Accounting of Strain Cycles Sustained by Airfield Rigid Pavements

The so-called 72-in. rule, employed in U.S. Department of Defense rigid pavement design for establishing the number of strain cycles arising under a pass of any aircraft on a particular pavement system, is re-examined using mechanistic tools, particularly layer elastic theory and dimensional analysis. Field data collected at Denver International Airport are reproduced using analytical simulations, which permit the generation of analogous synthetic results pertaining to different pavement systems and aircraft gear configurations. The analysis affirms the expectation that the criterion for establishing the number of strain cycles cannot be simply a fixed value, defined exclusively by the tandem wheel spacing. Rather, the dual wheel spacing and the radius of each tire-print must also be taken into consideration. In addition, the radius of relative stiffness of the pavement system needs to be accounted for. In this study, these variables are accommodated in the form of three dimensionless independent input parameters.

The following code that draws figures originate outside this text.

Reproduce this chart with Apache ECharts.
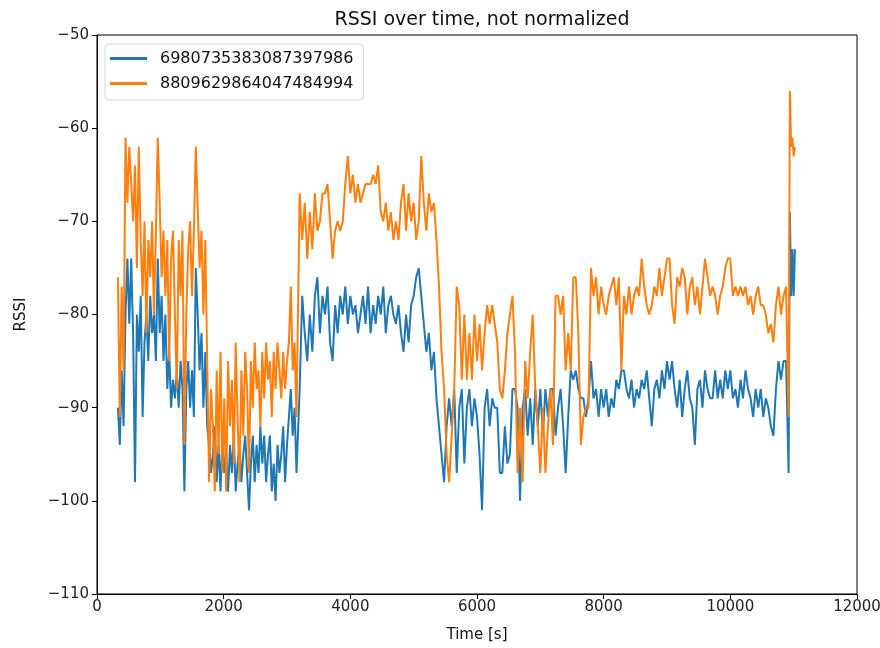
<!DOCTYPE html>
<html>
<head>
<meta charset="utf-8">
<script src="https://cdn.jsdelivr.net/npm/echarts@6/dist/echarts.min.js"></script>
<style>
  html, body { margin: 0; padding: 0; background: #fff; }
  #container { width: 880px; height: 648px; }
</style>
</head>
<body>
<div id="container"></div>
<script>
// time stamps [s]
var timeSec = [
  330,360,390,420,450,480,510,540,570,600,
  630,660,690,720,750,780,810,840,870,900,
  930,960,990,1020,1050,1080,1110,1140,1170,1200,
  1230,1260,1290,1320,1350,1380,1410,1440,1470,1500,
  1530,1560,1590,1620,1650,1680,1710,1740,1770,1800,
  1830,1860,1890,1920,1950,1980,2010,2040,2070,2100,
  2130,2160,2190,2220,2250,2280,2310,2340,2370,2400,
  2430,2460,2490,2520,2550,2580,2610,2640,2670,2700,
  2730,2760,2790,2820,2850,2880,2910,2940,2970,3000,
  3030,3060,3090,3120,3150,
  3200,3240,3280,3320,3360,3400,3440,3480,3520,3560,
  3600,3640,3680,3720,3760,3800,3840,3880,3920,3960,
  4000,4040,4080,4120,4160,4200,4240,4280,4320,4360,
  4400,4440,4480,4520,4560,4600,4640,4680,4720,4760,
  4800,4840,4880,4920,4960,5000,5040,5080,5120,5160,
  5200,5240,5280,
  5320,5360,5400,5440,5480,5520,5560,5600,5640,5680,
  5720,5760,5800,5840,5880,5920,5960,6000,6040,6080,
  6120,6160,6200,6240,6280,
  6320,6360,6400,6440,6480,6520,6560,6600,6640,6680,
  6720,6760,6800,6840,6880,6920,6960,7000,7040,7080,
  7120,7160,7200,7240,7280,7320,7360,7400,7440,7480,
  7520,7560,7600,7640,7680,7720,7760,7800,7840,7880,
  7920,7960,8000,8040,8080,8120,8160,8200,8240,8280,
  8320,8360,8400,8440,8480,8520,8560,8600,8640,8680,
  8720,8760,8800,8840,8880,8920,8960,9000,9040,9080,
  9120,9160,9200,9240,9280,9320,9360,9400,9440,9480,
  9520,9560,9600,9640,9680,9720,9760,9800,9840,9880,
  9920,9960,10000,10040,10080,10120,10160,10200,10240,10280,
  10320,10360,10400,10440,10480,10520,10560,10600,10640,10680,
  10720,10760,10800,10840,10880,
  10920,10940,10960,10980,11000,11020
];

// RSSI of device 6980735383087397986
var rssiBlue = [
  -90,-94,-86,-92,-80,-74,-81,-74,-82,-98,
  -80,-84,-78,-91,-83,-80,-85,-78,-82,-80,
  -85,-74,-82,-78,-85,-80,-88,-84,-90,-87,
  -89,-86,-90,-85,-88,-99,-88,-85,-90,-86,
  -91,-75,-80,-86,-82,-90,-84,-92,-94,-97,
  -95,-92,-98,-94,-99,-93,-97,-95,-99,-94,
  -97,-93,-99,-96,-94,-98,-95,-93,-97,-101,
  -96,-93,-98,-94,-97,-92,-96,-93,-98,-95,
  -93,-99,-96,-100,-94,-97,-95,-92,-98,-94,
  -91,-88,-93,-90,-97,
  -88,-78,-82,-85,-80,-84,-78,-76,-82,-78,
  -80,-77,-83,-85,-79,-82,-78,-80,-77,-81,
  -78,-80,-79,-82,-80,-78,-81,-77,-82,-79,
  -81,-78,-80,-77,-82,-79,-78,-80,-81,-79,
  -82,-84,-80,-83,-79,-78,-76,-75,-78,-81,
  -84,-82,-86,
  -84,-89,-92,-95,-98,-92,-89,-92,-88,-97,
  -90,-88,-96,-90,-88,-92,-89,-91,-95,-101,
  -90,-88,-92,-89,-90,
  -90,-97,-97,-92,-96,-95,-88,-88,-90,-100,
  -90,-88,-93,-89,-94,-88,-92,-88,-93,-88,
  -91,-88,-88,-93,-90,-88,-92,-97,-91,-86,
  -87,-86,-88,-89,-89,-91,-89,-85,-89,-88,
  -91,-88,-90,-88,-91,-89,-90,-87,-88,-86,
  -86,-88,-89,-87,-90,-88,-89,-87,-88,-86,
  -89,-92,-88,-87,-89,-86,-88,-85,-87,-85,
  -88,-90,-87,-91,-88,-86,-89,-90,-94,-88,
  -87,-90,-86,-88,-89,-89,-86,-89,-87,-89,
  -86,-88,-86,-89,-88,-90,-87,-89,-86,-88,
  -89,-91,-88,-90,-88,-91,-89,-90,-92,-93,
  -88,-85,-87,-85,-85,
  -97,-69,-78,-73,-78,-73
];

// RSSI of device 8809629864047484994
var rssiOrange = [
  -76,-91,-77,-86,-61,-68,-62,-66,-70,-64,
  -75,-62,-72,-78,-70,-82,-72,-76,-70,-80,
  -71,-61,-68,-76,-71,-78,-72,-85,-74,-71,
  -80,-88,-72,-78,-71,-94,-80,-73,-70,-78,
  -71,-62,-62,-75,-71,-80,-72,-85,-98,-88,
  -92,-99,-86,-95,-84,-97,-89,-99,-85,-92,
  -87,-96,-83,-91,-98,-86,-93,-84,-88,-97,
  -85,-90,-83,-88,-86,-92,-84,-89,-83,-87,
  -85,-91,-84,-88,-83,-86,-89,-84,-88,-85,
  -83,-77,-86,-83,-91,
  -67,-72,-68,-74,-69,-73,-67,-71,-70,-67,
  -67,-66,-70,-74,-71,-70,-71,-70,-66,-63,
  -67,-65,-68,-66,-68,-67,-66,-66,-66,-65,
  -66,-64,-69,-70,-68,-71,-69,-72,-70,-72,
  -68,-66,-71,-67,-70,-68,-72,-70,-63,-68,
  -71,-67,-69,
  -68,-72,-77,-84,-88,-95,-98,-93,-88,-77,
  -79,-87,-80,-87,-82,-87,-80,-85,-81,-86,
  -82,-79,-81,-79,-81,
  -83,-88,-89,-86,-82,-80,-78,-84,-97,-90,
  -98,-85,-89,-84,-80,-88,-92,-97,-90,-97,
  -92,-88,-94,-78,-78,-80,-78,-86,-82,-86,
  -76,-76,-82,-94,-91,-90,-90,-75,-78,-76,
  -80,-77,-79,-80,-78,-77,-76,-79,-76,-86,
  -78,-80,-77,-80,-78,-77,-78,-74,-77,-79,
  -80,-79,-77,-78,-75,-78,-76,-74,-74,-79,
  -81,-76,-77,-75,-76,-80,-77,-76,-79,-77,
  -80,-77,-74,-76,-78,-77,-78,-80,-78,-77,
  -75,-74,-74,-78,-77,-78,-77,-78,-77,-79,
  -78,-80,-78,-77,-79,-79,-80,-82,-81,-83,
  -79,-77,-80,-78,-77,
  -91,-56,-62,-61,-63,-62
];

var seriesNames = ['6980735383087397986', '8809629864047484994'];
var xTicks = [0, 2000, 4000, 6000, 8000, 10000, 12000];
var yTicks = [-110, -100, -90, -80, -70, -60, -50];

function pairs(ts, vs) {
    var out = [];
    for (var i = 0; i < ts.length && i < vs.length; i++) {
        out.push([ts[i], vs[i]]);
    }
    return out;
}

function graficoRssi(){
    var dom = document.getElementById("container");
    var myChart = echarts.init(dom, null, { renderer: 'canvas' });
    var font = 'DejaVu Sans';
    // matplotlib style minus sign, no thousands separator
    var fmt = function (v) { return String(v).replace('-', '\u2212'); };
    var axisCommon = {
        axisLine: { show: true, onZero: false, lineStyle: { color: '#000', width: 1 } },
        axisTick: { show: true, inside: false, length: 5, lineStyle: { color: '#000' } },
        splitLine: { show: false },
        nameTextStyle: { fontFamily: font, fontSize: 15, color: '#111' }
    };
    var option = {
        animation: false,
        backgroundColor: '#fff',
        title: {
            text: 'RSSI over time, not normalized',
            left: 477,
            top: 6,
            textAlign: 'center',
            textStyle: { fontFamily: font, fontSize: 19, fontWeight: 'normal', color: '#111' }
        },
        legend: {
            data: seriesNames,
            orient: 'vertical',
            left: 105,
            top: 44,
            icon: 'rect',
            itemWidth: 37,
            itemHeight: 3,
            itemGap: 8,
            padding: [6, 10, 8, 5],
            borderColor: '#d6d6d6',
            borderWidth: 1,
            borderRadius: 4,
            backgroundColor: 'rgba(255,255,255,0.8)',
            textStyle: { fontFamily: font, fontSize: 16, color: '#111', padding: [0, 0, 0, 8], lineHeight: 17 }
        },
        grid: {
            left: 97, right: 23, top: 35, bottom: 54,
            outerBoundsMode: 'none',
            containLabel: false,
            show: true, borderColor: '#000', borderWidth: 1, backgroundColor: 'transparent'
        },
        xAxis: Object.assign({
            type: 'value',
            min: xTicks[0],
            max: xTicks[xTicks.length - 1],
            interval: 2000,
            name: 'Time [s]',
            nameLocation: 'middle',
            nameGap: 34,
            axisLabel: { fontFamily: font, fontSize: 15, color: '#222', margin: 6, formatter: fmt }
        }, axisCommon),
        yAxis: Object.assign({
            type: 'value',
            min: yTicks[0],
            max: yTicks[yTicks.length - 1],
            interval: 10,
            name: 'RSSI',
            nameLocation: 'middle',
            nameGap: 68,
            axisLabel: { fontFamily: font, fontSize: 15, color: '#222', margin: 8, formatter: fmt }
        }, axisCommon),
        series: [{
            name: seriesNames[0],
            type: 'line',
            data: pairs(timeSec, rssiBlue),
            showSymbol: false,
            color: '#1f77b4',
            lineStyle: { width: 2, color: '#1f77b4' }
        }, {
            name: seriesNames[1],
            type: 'line',
            data: pairs(timeSec, rssiOrange),
            showSymbol: false,
            color: '#ff7f0e',
            lineStyle: { width: 2, color: '#ff7f0e' }
        }]
    };
    if (option && typeof option === 'object') {
        myChart.setOption(option);
    }
}
graficoRssi();
</script>
</body>
</html>
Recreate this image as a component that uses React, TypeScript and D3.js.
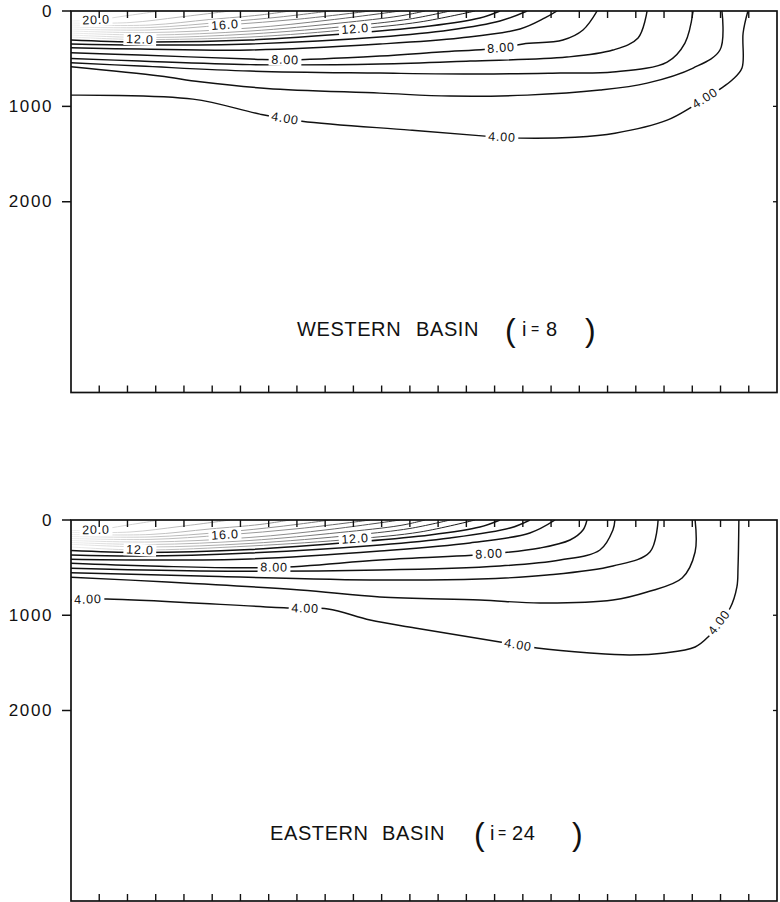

The single dependent variable is the ratio (trough strain / maximum strain), denoted herein as υ. A process is formulated to ascertain whether υ is positive or negative: if υ>0, then one strain cycle may be expected; if υ<0, then two strain cycles may be expected. Comparisons of the process outcomes to those from the 72-in. rule show excellent agreement for the Denver conditions, testifying to the admirable simplicity and laudable wisdom of the latter. The process may be further refined for application to more complex gear configurations, e.g., tridems.